Despite repeated pledges by ministers to "make work pay", about 150,000 single mums in work could lose up to £68 a week under Universal Credit, which takes effect next year, says the study by Save the Children. It urges the Chancellor George Osborne to take action in next week's Budget to head off the problems and ensure that single mothers keep more of their income before losing benefits.

Mr Osborne, David Cameron, Nick Clegg and Danny Alexander – the Coalition's most powerful body known as the "Quad" – met yesterday to negotiate key Budget measures. Insiders said "good progress" was made but no final decisions taken. Another meeting will be held next Monday, two days before the Budget.

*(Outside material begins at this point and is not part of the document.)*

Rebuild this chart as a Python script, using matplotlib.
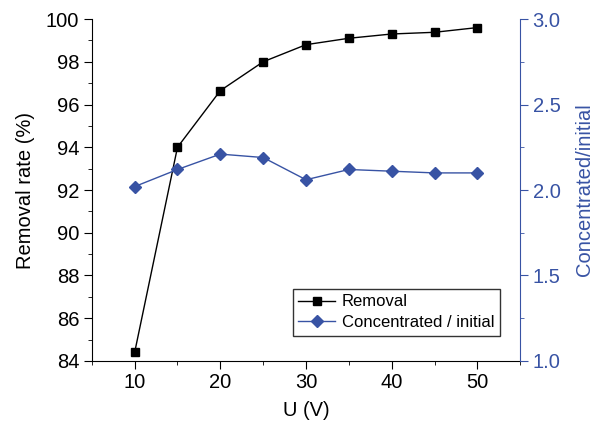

Save the Children says a typical single parent with three children, working full time on or around the minimum wage, could be £3,500 per year (£68 a week) worse off under universal credits. A single parent with two children in the same situation could be £2,500 per year (£48 a week) worse off. The result would be to push 250,000 children deeper into poverty, it warns.

The report says the new system will also hit couples where both parents work part-time on a low income. A typical couple with three children where one parent works 24 hours a week and the other works a few hours on low pay could lose as much as £1,800 a year (£35 a week).

The Government accused the charity of choosing extreme examples rather than typical cases. A Department of Work and Pensions spokesman said: "Save the Children is wrong to assert that lone parents will lose as a result of the introduction of Universal Credit – the truth is 600,000 lone parents will be better off under a system which will incentivise work and make work pay.

"This is in stark contrast to the broken system this Government inherited which only rewards lone parents who work 16 hours or more, but under Universal Credit 80,000 more families, including lone parents, will be able to claim childcare support – no matter how few hours they work."

Yesterday, Labour urged the Chancellor to reduce tax relief on pension contributions by the rich to defuse another "time bomb" for low income families – cuts in tax credits which take effect next month.

Ed Balls, the shadow Chancellor, accused Mr Osborne of handing the top 1 per cent of earners a permanent £1.6bn tax cut by reversing Labour's plan to raise £4bn by cutting tax relief on the pensions of those earning more than £150,000 a year from 50 to 20 per cent. The proposal was scrapped by Mr Osborne, who vowed to raise the same amount in other ways. Yet research by the House of Commons Library shows that his measures raised only £2.4bn.